You've correctly identified some of my heaviest influences. ;)
I've met Richard Wolff and have read his book Democracy at Work (which he signed). I'm also interested in what Gar Alperovitz talks about among others.
Chomsky has talked at length about automation. AI is a new one, but even back in the 1960's Martin Luther King Jr was talking about how to overcome the problems of automation. This Noam Chomsky interview [1] from 1976 talks about his belief in something like The Machine. He says that it makes sense for an advanced technological society to automate away the drudgery of survival. He goes further to elaborate how work that can't be automated could be shared amongst the people rather than relegating one class of society to do that work. In a way, deciding not to have class suddenly means you want to automate as much as possible, because in either case you don't want to do the hard work yourself. We can only maintain a class based society because we're satisfied making some people do work we don't want to do.

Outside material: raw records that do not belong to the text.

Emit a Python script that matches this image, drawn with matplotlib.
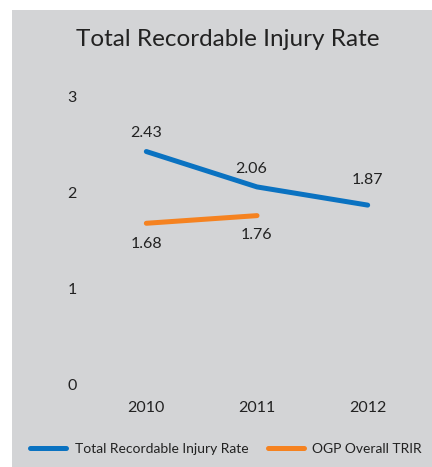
import matplotlib.pyplot as plt
from matplotlib.patches import Rectangle
from matplotlib.lines import Line2D

years = ["2010", "2011", "2012"]
trir = [2.43, 2.06, 1.87]
ogp_years = ["2010", "2011"]
ogp = [1.68, 1.76]

blue = "#0a72c1"
orange = "#f58220"
bg = "#d3d4d6"
txt = "#222222"

plt.rcParams['font.family'] = ['Lato', 'DejaVu Sans']

fig = plt.figure(figsize=(4.32, 4.67), dpi=100)
fig.patches.append(Rectangle((12 / 432, 0), 1, 1 - 10 / 467, transform=fig.transFigure,
                             facecolor=bg, edgecolor='none', zorder=-10))

ax = fig.add_axes([91 / 432, 1 - 384 / 467, 332 / 432, 287 / 467])
ax.set_facecolor('none')
x = list(range(len(years)))
ax.plot(x, trir, color=blue, lw=3.6, solid_capstyle='round')
ax.plot(x[:len(ogp)], ogp, color=orange, lw=3.6, solid_capstyle='round')
ax.set_xlim(-0.5, 2.5)
ax.set_ylim(0, 3)
ax.set_xticks(x)
ax.set_xticklabels(years)
ax.set_yticks([0, 1, 2, 3])
ax.tick_params(length=0, labelsize=11.5, colors=txt)
ax.tick_params(axis='x', pad=12)
for lbl in ax.get_yticklabels():
    lbl.set_horizontalalignment('left')
ax.tick_params(axis='y', pad=17)
for s in ax.spines.values():
    s.set_visible(False)

# value labels
offs_trir = [(0, 8), (-4, 8), (0, 13)]
for i, v in enumerate(trir):
    ax.annotate(f"{v:.2f}", (i, v), xytext=offs_trir[i], textcoords='offset points',
                ha='center', va='bottom', fontsize=11.5, color=txt)
offs_ogp = [(0, -10), (0, -9)]
for i, v in enumerate(ogp):
    ax.annotate(f"{v:.2f}", (i, v), xytext=offs_ogp[i], textcoords='offset points',
                ha='center', va='top', fontsize=11.5, color=txt)

fig.text(228 / 432, 1 - 40 / 467, "Total Recordable Injury Rate", ha='center', va='center',
         fontsize=17.5, color=txt)

handles = [Line2D([], [], color=blue, lw=3.6, solid_capstyle='round'),
           Line2D([], [], color=orange, lw=3.6, solid_capstyle='round')]
fig.legend(handles, ["Total Recordable Injury Rate", "OGP Overall TRIR"], loc='center',
           bbox_to_anchor=(226 / 432, 1 - 449 / 467), ncol=2, frameon=False, fontsize=10,
           handlelength=2.6, columnspacing=1.4, handletextpad=0.6, labelcolor=txt)

fig.savefig("out.png", dpi=100)
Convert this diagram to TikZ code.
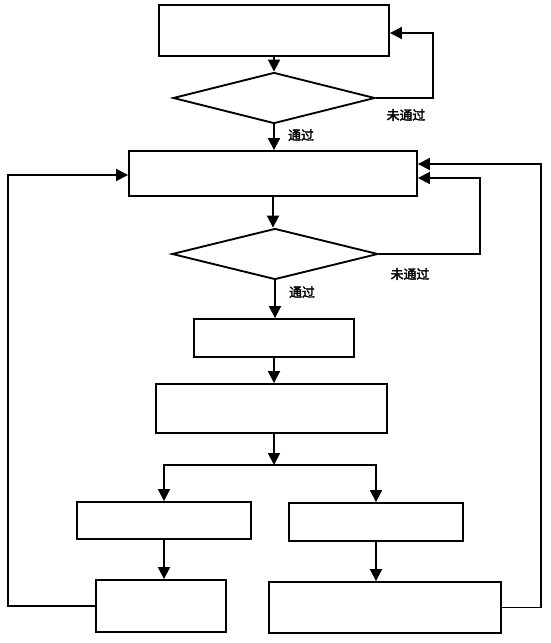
\documentclass[tikz,border=0pt]{standalone}
\usepackage{fontspec}
\newfontfamily\cjk[AutoFakeBold=2.5]{Noto Sans CJK SC}
\usetikzlibrary{shapes.geometric,arrows.meta,calc}
\tikzset{
  box/.style={
    draw,
    line width=1.6pt,
    inner sep=0pt
  },
  decision/.style={
    shape=diamond,
    draw,
    line width=1.6pt,
    inner sep=0pt
  },
  flow/.style={
    line width=1.6pt,
    -{Triangle[length=0.36cm,width=0.36cm]}
  },
  tag/.style={
    font=\cjk\bfseries\fontsize{11}{13}\selectfont
  }
}
\begin{document}
\begin{tikzpicture}[x=0.03cm,y=-0.03cm]
    \useasboundingbox (0,0) rectangle (550,643);
    \node[box, minimum width=6.9cm, minimum height=1.53cm] (b1) at (274,30.5) {};
    \node[decision, minimum width=6.06cm, minimum height=1.53cm] (d1) at (274,98) {};
    \node[box, minimum width=8.64cm, minimum height=1.35cm] (b2) at (273,173.5) {};
    \node[decision, minimum width=6.18cm, minimum height=1.53cm] (d2) at (275,254) {};
    \node[box, minimum width=4.8cm, minimum height=1.14cm] (b3) at (274,338) {};
    \node[box, minimum width=6.93cm, minimum height=1.47cm] (b4) at (271.5,408.5) {};
    \node[box, minimum width=5.22cm, minimum height=1.11cm] (b5) at (164,520.5) {};
    \node[box, minimum width=5.22cm, minimum height=1.14cm] (b6) at (376,522) {};
    \node[box, minimum width=3.9cm, minimum height=1.56cm] (b7) at (161,606) {};
    \node[box, minimum width=6.96cm, minimum height=1.53cm] (b8) at (385,607.5) {};
    \coordinate (split) at (274,465);
    \coordinate (lft) at (8,0);
    \coordinate (rgt1) at (433,0);
    \coordinate (rgt2) at (480,0);
    \coordinate (rgt3) at (541,0);

    \foreach \a/\b in {b1/d1,d1/b2,b2/d2,d2/b3,b3/b4}{
        \draw[flow] (\a.south) -- (\a.south |- \b.north);
    }
    \draw[flow] (split |- b4.south) -- (split);
    \draw[flow] (split) -| (b5);
    \draw[flow] (split) -| (b6);
    \draw[flow] (b5.south) -- (b5.south |- b7.north);
    \draw[flow] (b6.south) -- (b6.south |- b8.north);

    % loops back
    \draw[flow] (d1.east) -- (d1.east -| rgt1) |- ($(b1.east)+(0,2.5)$);
    \draw[flow] (d2.east) -- (d2.east -| rgt2) |- ($(b2.east)+(0,4.5)$);
    \draw[flow] (b7.west) -- (b7.west -| lft) |- ($(b2.west)+(0,1.5)$);
    \draw[flow] (b8.east) -- (b8.east -| rgt3) |- ($(b2.east)+(0,-9.5)$);

    \node[tag] (no1) at (406,115) {未通过};
    \node[tag] (yes1) at (301,135) {通过};
    \node[tag] (no2) at (410,274) {未通过};
    \node[tag] (yes2) at (302,292) {通过};
\end{tikzpicture}
\end{document}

What I write about, is how you can make your society in to sort of a small closed system, where there becomes a fixed number of things needed to maintain a certain standard of living. People can then decide if that standard of living is better than life in the more traditional worker-based capitalist system, where most people end up being workers. And to reiterate - the system I'm describing still meets the definition of "capitalist" by most western libertarian standard, because it is still based on voluntarily agreed contracts and depends on the notion of private property (shares) to operate. It also necessarily requires economic (capitalist) exchange to the outside world to get things the society cannot itself produce. It's an engineering solution, in my mind, to what Chomsky and others talk about.
But yeah, if it turns out that the AI/automation revolution leaves vast numbers of people unemployed, we're in for some drastic social upheaval. Hopefully it will not result in a repeat of the bloodbaths of the 20th century communist revolutions.